I think I rub people the wrong way.
- ********0
i said 'i don't like that font all ALL a little louder than i should have and everyone in the row in front of and behind me gave me a nasty glare.
kOna
(Nov 21 05, 13:29)HAHHAHA
- ********0
if i'm sleeping at someone elses house and i hear a clock ticking, or other repeating noise i have to count it.
last time at my parents i sat up for an hour counting each tick of their clock. i counted to 3625 before i got up, went downstairs, got a step stool, brought it back upstairs, climed the stool, took the clock off the wall and pulled out it's batteries.
i'll count ticks of the water heater when it's cooling down or if the fan in my bedroom is ticking from the chain hitting the light i'll count that too if i didn't fall to sleep before my brain noticed the ticks.
- rasko40
I can eat eggs as part of a fry up occasionally. I can eat eggs as omelettes I recently discovered, actually I love them.
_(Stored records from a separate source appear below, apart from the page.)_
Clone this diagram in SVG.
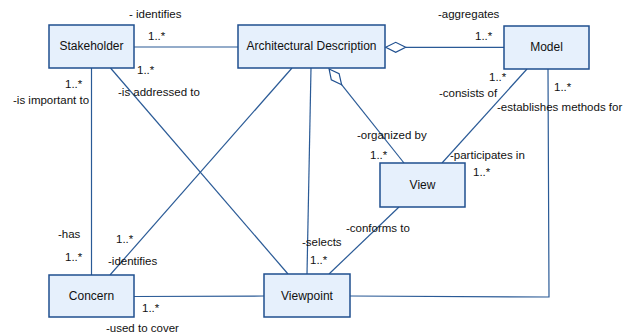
<svg xmlns="http://www.w3.org/2000/svg" width="636" height="336" viewBox="0 0 636 336">
<style>
.box{fill:#e6f0fc;stroke:#1f4f8f;stroke-width:1.5}
.ln{fill:none;stroke:#2a5a96;stroke-width:1.2}
.dia{fill:#ffffff;stroke:#1f4f8f;stroke-width:1.2}
text{font-family:"Liberation Sans",Arial,sans-serif;font-size:11.5px;fill:#111}
.nm{font-size:12px;text-anchor:middle}
</style>
<rect width="636" height="336" fill="#ffffff"/>
<g id="connectors">
<line class="ln" x1="134" y1="47" x2="238" y2="47"/>
<line class="ln" x1="91.5" y1="68" x2="91.5" y2="275"/>
<line class="ln" x1="110.5" y1="68" x2="288" y2="274"/>
<line class="ln" x1="292" y1="68" x2="110" y2="275"/>
<line class="ln" x1="311" y1="68" x2="307" y2="274"/>
<line class="ln" x1="405.7" y1="47.3" x2="504" y2="47.3"/>
<polygon class="dia" points="385.7,47.3 395.7,42.3 405.7,47.3 395.7,52.3"/>
<line class="ln" x1="341.6" y1="84.7" x2="404" y2="163"/>
<polygon class="dia" points="329.1,69 339.1,73.7 341.6,84.7 331.3,79.9"/>
<line class="ln" x1="527" y1="69" x2="442" y2="163"/>
<polyline class="ln" points="548,69 549,297 350,296"/>
<line class="ln" x1="399" y1="207" x2="329" y2="274"/>
<line class="ln" x1="134" y1="296.5" x2="264" y2="296"/>
</g>
<g id="stakeholder"><rect class="box" x="49" y="25" width="85" height="43"/><text class="nm" x="91.5" y="50">Stakeholder</text></g>
<g id="architectural-description"><rect class="box" x="238" y="25" width="147" height="43"/><text class="nm" x="311.5" y="50">Architectural Description</text></g>
<g id="model"><rect class="box" x="504" y="26" width="85" height="43"/><text class="nm" x="546.5" y="51">Model</text></g>
<g id="view"><rect class="box" x="380" y="163" width="85" height="44"/><text class="nm" x="422.5" y="189">View</text></g>
<g id="concern"><rect class="box" x="49" y="275" width="85" height="42"/><text class="nm" x="91.5" y="300">Concern</text></g>
<g id="viewpoint"><rect class="box" x="264" y="274" width="86" height="43"/><text class="nm" x="307" y="300">Viewpoint</text></g>
<g id="labels">
<text x="129" y="18">- identifies</text>
<text x="148" y="40">1..*</text>
<text x="137" y="74">1..*</text>
<text x="118" y="96">-is addressed to</text>
<text x="65" y="88">1..*</text>
<text x="13" y="104">-is important to</text>
<text x="438" y="18">-aggregates</text>
<text x="475" y="40">1..*</text>
<text x="489" y="81">1..*</text>
<text x="439" y="97">-consists of</text>
<text x="554" y="91">1..*</text>
<text x="497" y="111">-establishes methods for</text>
<text x="357" y="139">-organized by</text>
<text x="370" y="159">1..*</text>
<text x="450" y="159">-participates in</text>
<text x="473" y="176">1..*</text>
<text x="346" y="232">-conforms to</text>
<text x="302" y="246">-selects</text>
<text x="310" y="264">1..*</text>
<text x="58" y="238">-has</text>
<text x="65" y="261">1..*</text>
<text x="116" y="243">1..*</text>
<text x="108" y="265">-identifies</text>
<text x="142" y="312">1..*</text>
<text x="106" y="332">-used to cover</text>
</g>
</svg>
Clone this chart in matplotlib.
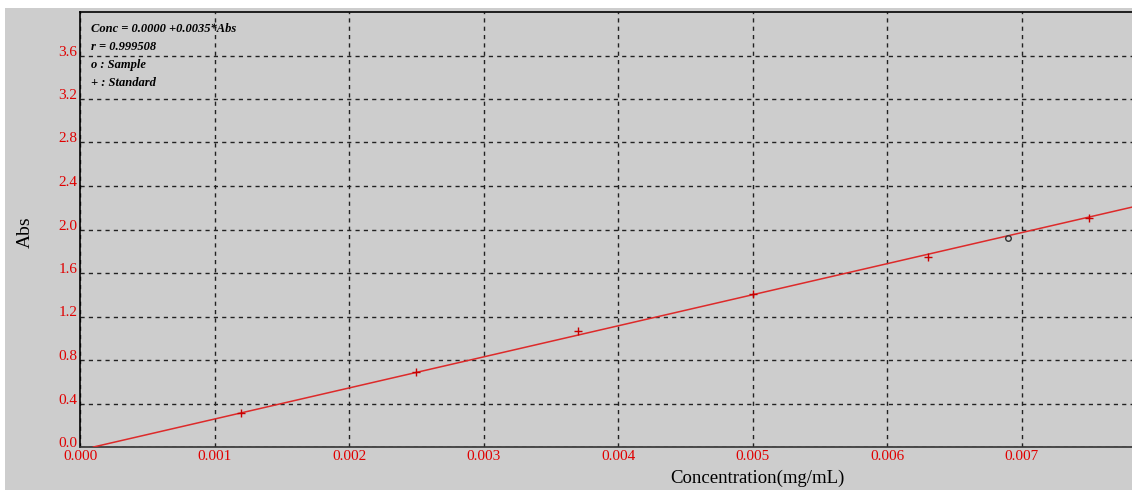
"""Calibration curve: Abs vs concentration (standards + one sample)."""
import matplotlib
matplotlib.use("Agg")
import matplotlib.pyplot as plt
from matplotlib.patches import Rectangle
import numpy as np

# ── Data ─────────────────────────────────────────────────────────────────
std_conc = [0.0012, 0.0025, 0.0037, 0.0050, 0.0063, 0.0075]
std_abs = [0.31, 0.69, 1.07, 1.41, 1.75, 2.11]
sample_conc = [0.0069]
sample_abs = [1.92]

# Conc = c0 + k * Abs  (fit line as drawn)
fit_c0 = 0.0001
fit_k = 0.0035

legend_lines = [
    "Conc = 0.0000 +0.0035*Abs",
    "r = 0.999508",
    "o : Sample",
    "+ : Standard",
]

x_ticks = np.arange(0, 0.0071, 0.001)
y_ticks = np.arange(0, 3.61, 0.4)

BG = "#cdcdcd"
RED = "#e00000"
SERIF = ["Liberation Serif", "DejaVu Serif"]

W, H = 1132, 490
fig = plt.figure(figsize=(W / 100, H / 100), dpi=100, facecolor="white")
fig.patches.append(Rectangle((5 / W, 0), 1, 1 - 8 / H, transform=fig.transFigure,
                             facecolor=BG, edgecolor="none", zorder=-10))

ax = fig.add_axes([80 / W, 1 - 447 / H, 1 - 80 / W, (447 - 12) / H])
ax.set_facecolor(BG)
ax.set_xlim(0, 0.00782)
ax.set_ylim(0, 4.0)

# grid
ax.set_xticks(x_ticks)
ax.set_yticks(y_ticks)
ax.grid(True, color="#222222", linestyle=(0, (3, 3)), linewidth=1.0)
ax.set_axisbelow(True)

# fit line
xs = np.array([fit_c0, 0.00782])
ax.plot(xs, (xs - fit_c0) / fit_k, color="#dd2a2a", linewidth=1.1, zorder=3)

# points
ax.plot(std_conc, std_abs, linestyle="none", marker="+", markersize=6,
        markeredgewidth=1.0, color="#c80000", zorder=4)
ax.plot(sample_conc, sample_abs, linestyle="none", marker="o", markersize=4,
        markerfacecolor="none", markeredgewidth=1.0, markeredgecolor="#333333", zorder=4)

# spines
ax.spines["right"].set_visible(False)
ax.spines["left"].set_color("black")
ax.spines["top"].set_color("black")
ax.spines["bottom"].set_color("#333333")
for s in ("left", "top", "bottom"):
    ax.spines[s].set_linewidth(1.2)

ax.tick_params(length=0, pad=2, labelcolor=RED, labelsize=11)
ax.set_xticklabels([f"{v:.3f}" for v in x_ticks], family=SERIF)
ax.set_yticklabels([f"{v:.1f}" for v in y_ticks], family=SERIF)
for lab in ax.get_yticklabels():
    lab.set_verticalalignment("baseline")

ax.set_xlabel("Concentration(mg/mL)", family=SERIF, fontsize=13.5)
ax.xaxis.set_label_coords(677 / (W - 80), -(478 - 447) / (447 - 12))
ax.xaxis.label.set_verticalalignment("center")
ax.set_ylabel("Abs", family=SERIF, fontsize=14)
ax.yaxis.set_label_coords(-(80 - 25) / (W - 80), (447 - 232) / (447 - 12))
ax.yaxis.label.set_verticalalignment("center")

for i, line in enumerate(legend_lines):
    fig.text(91 / W, 1 - (29 + i * 18) / H, line, family=SERIF, fontsize=9,
             fontweight="bold", fontstyle="italic", va="center", ha="left")

fig.savefig("out.png", dpi=100, facecolor="white")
I cannot eat boiled eggs, chucky eggs, poached eggs or eggs in any other egg like medium.
I can eat mayo in sandwiches and burgers in moderation, but I have to use complex doublethink techniques to stop myself from imagining the process of making mayo from eggs, if I begin to imagine that I have gag reflex and am sick.
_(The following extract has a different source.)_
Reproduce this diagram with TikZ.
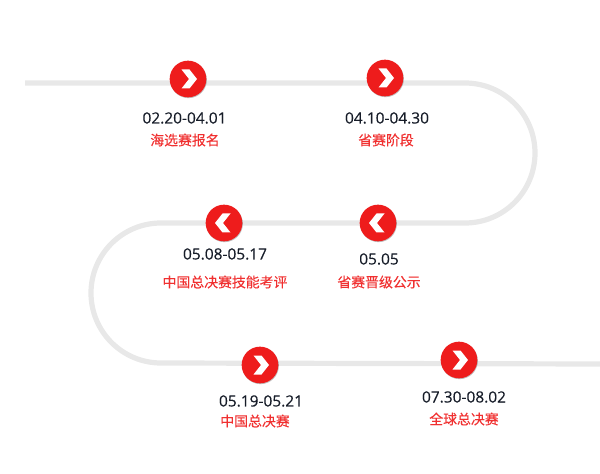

I have never bought mayonnaise.
- rasko40
somebody recently quized me on this in the middle of my sandwich at lunch, I had to throw my sandwich away, I was pissed, they totally ruined my lunch.
- -sputnik-0
poor rasko!
i have to get up and move the dog out of the room if he starts to lick his butt in the middle of the night. it is a disgusting sound that is somehow amplified when it is very still and dark.
- ********0
I ate for lunch 4 days a week, as an apprentice, bread with mayonnaise.
Lovely dark brown Swiss bread and a 400g tube of mayonnaise, tubes like toothpaste comes in... quality!
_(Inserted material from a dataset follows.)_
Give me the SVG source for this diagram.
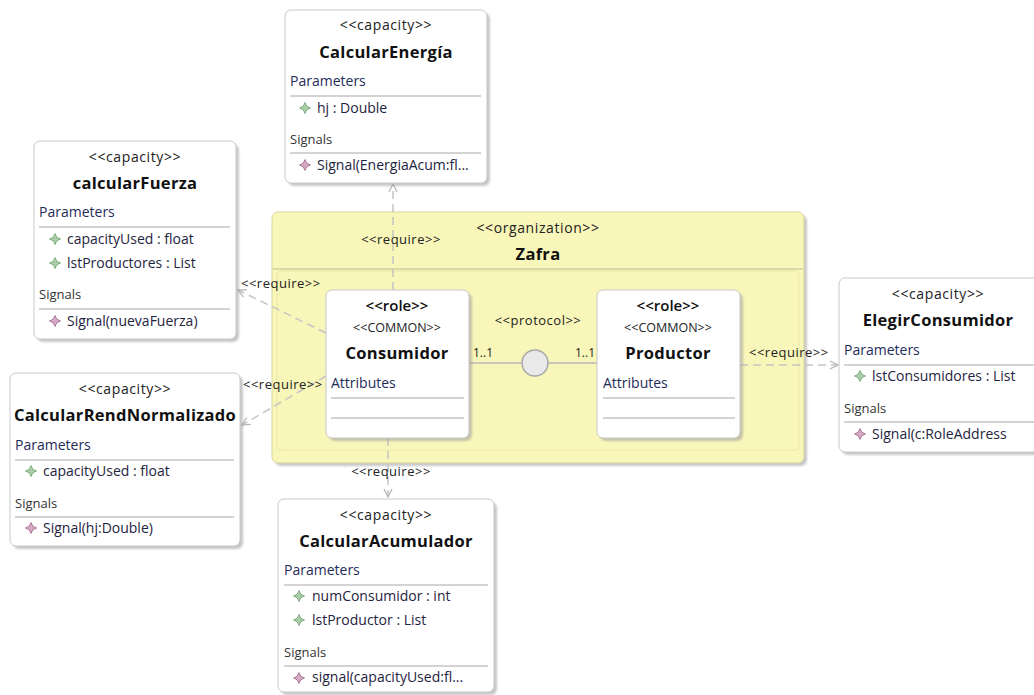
<svg xmlns="http://www.w3.org/2000/svg" width="1034" height="695" viewBox="0 0 1034 695">
  <style>
    text { font-family: "Open Sans", "Noto Sans", "DejaVu Sans", sans-serif; }
    .bg { fill: #ffffff; }
    .box { fill: #ffffff; stroke: #c9c9c9; stroke-width: 1; }
    .shadow { fill: #9a9a9a; opacity: 0.55; filter: url(#soft); }
    .org { fill: #f9f6b9; stroke: #d9d6a0; stroke-width: 1; }
    .orgInner { fill: none; stroke: #ebe7a9; stroke-width: 1; }
    .sep { stroke: #a8a8a8; stroke-width: 1; }
    .orgSep { stroke: #bdbb94; stroke-width: 1; }
    .stereo { font-size: 14px; letter-spacing: 0.6px; fill: #222222; text-anchor: middle; }
    .title { font-size: 16.5px; letter-spacing: 0.3px; font-weight: bold; fill: #111111; text-anchor: middle; }
    .section { font-size: 14px; fill: #1e2c5a; }
    .signals { font-size: 13px; fill: #333333; }
    .item { font-size: 14px; fill: #1e2440; }
    .role { font-size: 15px; font-weight: 600; fill: #111111; text-anchor: middle; }
    .common { font-size: 12.5px; fill: #222222; text-anchor: middle; }
    .label { font-size: 13px; letter-spacing: 0.5px; fill: #222222; }
    .mult { font-size: 12px; fill: #222222; }
    .dep { stroke: #c4c4c4; stroke-width: 1.5; stroke-dasharray: 8 5; fill: none; marker-end: url(#open); }
    .assoc { stroke: #b8b8b8; stroke-width: 1.5; fill: none; }
    .param { fill: #a9cfa9; stroke: #6f9f6f; stroke-width: 0.8; }
    .sig { fill: #d7a9c6; stroke: #9a6685; stroke-width: 0.8; }
  </style>
  <defs>
    <filter id="soft" x="-5%" y="-5%" width="110%" height="110%">
      <feGaussianBlur stdDeviation="1.2"/>
    </filter>
    <marker id="open" viewBox="0 0 10 10" refX="9" refY="5" markerWidth="10" markerHeight="10" markerUnits="userSpaceOnUse" orient="auto">
      <path d="M1,1 L9,5 L1,9" fill="none" stroke="#b8b8b8" stroke-width="1.3"/>
    </marker>
    <path id="star" d="M0,-5.5 L1.8,-1.8 L5.5,0 L1.8,1.8 L0,5.5 L-1.8,1.8 L-5.5,0 L-1.8,-1.8 Z"/>
  </defs>

  <rect class="bg" x="0" y="0" width="1034" height="695"/>

  <!-- organization Zafra -->
  <g id="zafra">
    <rect class="shadow" x="275" y="215" width="532" height="251" rx="6"/>
    <rect class="org" x="272" y="212" width="532" height="251" rx="6"/>
    <text class="stereo" x="538" y="233">&lt;&lt;organization&gt;&gt;</text>
    <text class="title" x="538" y="260">Zafra</text>
    <line class="orgSep" x1="273" y1="269" x2="803" y2="269"/>
    <rect class="orgInner" x="277" y="271" width="522" height="179" rx="4"/>
  </g>

  <!-- connectors -->
  <g id="connectors">
    <line class="dep" x1="393" y1="290" x2="393" y2="184"/>
    <line class="dep" x1="326" y1="333" x2="238" y2="290"/>
    <line class="dep" x1="326" y1="376" x2="242" y2="425"/>
    <line class="dep" x1="388" y1="438" x2="388" y2="497"/>
    <line class="dep" x1="740" y1="365" x2="838" y2="365"/>
    <line class="assoc" x1="469" y1="363" x2="597" y2="363"/>
    <circle cx="535" cy="363" r="13" fill="#e9e9e9" stroke="#a8a8a8" stroke-width="1.5"/>
    <text class="label" x="401" y="244" text-anchor="middle">&lt;&lt;require&gt;&gt;</text>
    <text class="label" x="241" y="288">&lt;&lt;require&gt;&gt;</text>
    <text class="label" x="243" y="389">&lt;&lt;require&gt;&gt;</text>
    <text class="label" x="391" y="476" text-anchor="middle">&lt;&lt;require&gt;&gt;</text>
    <text class="label" x="749" y="357">&lt;&lt;require&gt;&gt;</text>
    <text class="label" x="538" y="325" text-anchor="middle">&lt;&lt;protocol&gt;&gt;</text>
    <text class="mult" x="473" y="357">1..1</text>
    <text class="mult" x="595" y="357" text-anchor="end">1..1</text>
  </g>

  <!-- role Consumidor -->
  <g id="consumidor">
    <rect class="shadow" x="329" y="293" width="143" height="148" rx="6"/>
    <rect class="box" x="326" y="290" width="143" height="148" rx="6"/>
    <text class="role" x="397" y="311">&lt;&lt;role&gt;&gt;</text>
    <text class="common" x="397" y="332">&lt;&lt;COMMON&gt;&gt;</text>
    <text class="title" x="397" y="359">Consumidor</text>
    <text class="section" x="331" y="388">Attributes</text>
    <line class="sep" x1="331" y1="398" x2="464" y2="398"/>
    <line class="sep" x1="331" y1="418" x2="464" y2="418"/>
  </g>

  <!-- role Productor -->
  <g id="productor">
    <rect class="shadow" x="600" y="293" width="143" height="148" rx="6"/>
    <rect class="box" x="597" y="290" width="143" height="148" rx="6"/>
    <text class="role" x="668" y="311">&lt;&lt;role&gt;&gt;</text>
    <text class="common" x="668" y="332">&lt;&lt;COMMON&gt;&gt;</text>
    <text class="title" x="668" y="359">Productor</text>
    <text class="section" x="603" y="388">Attributes</text>
    <line class="sep" x1="603" y1="398" x2="735" y2="398"/>
    <line class="sep" x1="603" y1="418" x2="735" y2="418"/>
  </g>

  <!-- capacity CalcularEnergía -->
  <g id="calcularEnergia">
    <rect class="shadow" x="288" y="13" width="202" height="173" rx="6"/>
    <rect class="box" x="285" y="10" width="202" height="173" rx="6"/>
    <text class="stereo" x="386" y="30">&lt;&lt;capacity&gt;&gt;</text>
    <text class="title" x="386" y="58">CalcularEnergía</text>
    <text class="section" x="290" y="86">Parameters</text>
    <line class="sep" x1="290" y1="96" x2="481" y2="96"/>
    <use href="#star" class="param" x="305" y="108"/>
    <text class="item" x="317" y="113">hj : Double</text>
    <text class="signals" x="290" y="144">Signals</text>
    <line class="sep" x1="290" y1="153" x2="481" y2="153"/>
    <use href="#star" class="sig" x="305" y="165"/>
    <text class="item" x="317" y="170">Signal(EnergiaAcum:fl...</text>
  </g>

  <!-- capacity calcularFuerza -->
  <g id="calcularFuerza">
    <rect class="shadow" x="37" y="144" width="202" height="198" rx="6"/>
    <rect class="box" x="34" y="141" width="202" height="198" rx="6"/>
    <text class="stereo" x="135" y="162">&lt;&lt;capacity&gt;&gt;</text>
    <text class="title" x="135" y="189">calcularFuerza</text>
    <text class="section" x="39" y="217">Parameters</text>
    <line class="sep" x1="39" y1="227" x2="230" y2="227"/>
    <use href="#star" class="param" x="55" y="239"/>
    <text class="item" x="67" y="244">capacityUsed : float</text>
    <use href="#star" class="param" x="55" y="263"/>
    <text class="item" x="67" y="268">lstProductores : List</text>
    <text class="signals" x="39" y="299">Signals</text>
    <line class="sep" x1="39" y1="309" x2="230" y2="309"/>
    <use href="#star" class="sig" x="55" y="321"/>
    <text class="item" x="67" y="326">Signal(nuevaFuerza)</text>
  </g>

  <!-- capacity CalcularRendNormalizado -->
  <g id="calcularRendNormalizado">
    <rect class="shadow" x="13" y="376" width="230" height="173" rx="6"/>
    <rect class="box" x="10" y="373" width="230" height="173" rx="6"/>
    <text class="stereo" x="125" y="394">&lt;&lt;capacity&gt;&gt;</text>
    <text class="title" x="125" y="421">CalcularRendNormalizado</text>
    <text class="section" x="15" y="450">Parameters</text>
    <line class="sep" x1="15" y1="460" x2="234" y2="460"/>
    <use href="#star" class="param" x="31" y="471"/>
    <text class="item" x="43" y="476">capacityUsed : float</text>
    <text class="signals" x="15" y="508">Signals</text>
    <line class="sep" x1="15" y1="517" x2="234" y2="517"/>
    <use href="#star" class="sig" x="31" y="528"/>
    <text class="item" x="43" y="533">Signal(hj:Double)</text>
  </g>

  <!-- capacity ElegirConsumidor -->
  <g id="elegirConsumidor">
    <rect class="shadow" x="842" y="281" width="200" height="174" rx="6"/>
    <rect class="box" x="839" y="278" width="200" height="174" rx="6"/>
    <text class="stereo" x="938" y="299">&lt;&lt;capacity&gt;&gt;</text>
    <text class="title" x="938" y="326">ElegirConsumidor</text>
    <text class="section" x="844" y="355">Parameters</text>
    <line class="sep" x1="844" y1="365" x2="1034" y2="365"/>
    <use href="#star" class="param" x="860" y="376"/>
    <text class="item" x="872" y="381">lstConsumidores : List</text>
    <text class="signals" x="844" y="413">Signals</text>
    <line class="sep" x1="844" y1="422" x2="1034" y2="422"/>
    <use href="#star" class="sig" x="860" y="434"/>
    <text class="item" x="872" y="439">Signal(c:RoleAddress</text>
  </g>

  <!-- capacity CalcularAcumulador -->
  <g id="calcularAcumulador">
    <rect class="shadow" x="281" y="502" width="216" height="193" rx="6"/>
    <rect class="box" x="278" y="499" width="216" height="193" rx="6"/>
    <text class="stereo" x="386" y="520">&lt;&lt;capacity&gt;&gt;</text>
    <text class="title" x="386" y="547">CalcularAcumulador</text>
    <text class="section" x="284" y="575">Parameters</text>
    <line class="sep" x1="284" y1="585" x2="488" y2="585"/>
    <use href="#star" class="param" x="299" y="596"/>
    <text class="item" x="312" y="601">numConsumidor : int</text>
    <use href="#star" class="param" x="299" y="620"/>
    <text class="item" x="312" y="625">lstProductor : List</text>
    <text class="signals" x="284" y="657">Signals</text>
    <line class="sep" x1="284" y1="666" x2="488" y2="666"/>
    <use href="#star" class="sig" x="299" y="678"/>
    <text class="item" x="312" y="682">signal(capacityUsed:fl...</text>
  </g>
</svg>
cheap too, that and eating rice at night for a year helped fund my record collection.
- Point50
Every time I look at a chain link fence, I see this simplified lion's face made up from the diamond shapes in the fence. Drives me crazy. I can't not do it.
I must hang my shirts in order according to color and style.
- ********0
if i am doing something i need to have even numbers
BUT
if it stops at 4, i do it again.
anything ..
i am a freak
- ********0
for example..
if i have 15 dollars in my pocket, i need to spend the 5 or cut the 15 down to 14 or 12.i empty out my change cause it screws up my count.
everything has to be even.
BUT i dont mind 1.
like.. fork / knife / chopstick etc must be about 1 or 2 inchs from the table end
if i buy a shirt, i tend to buy them in 2 or same one in different color.
- ********0
o also
if i flick on the light switch 2 twice, i do it 6 times
- digilee0
At home I only drink from a white mug. At work I can only use the blue ones even though I have the same mugs in both places.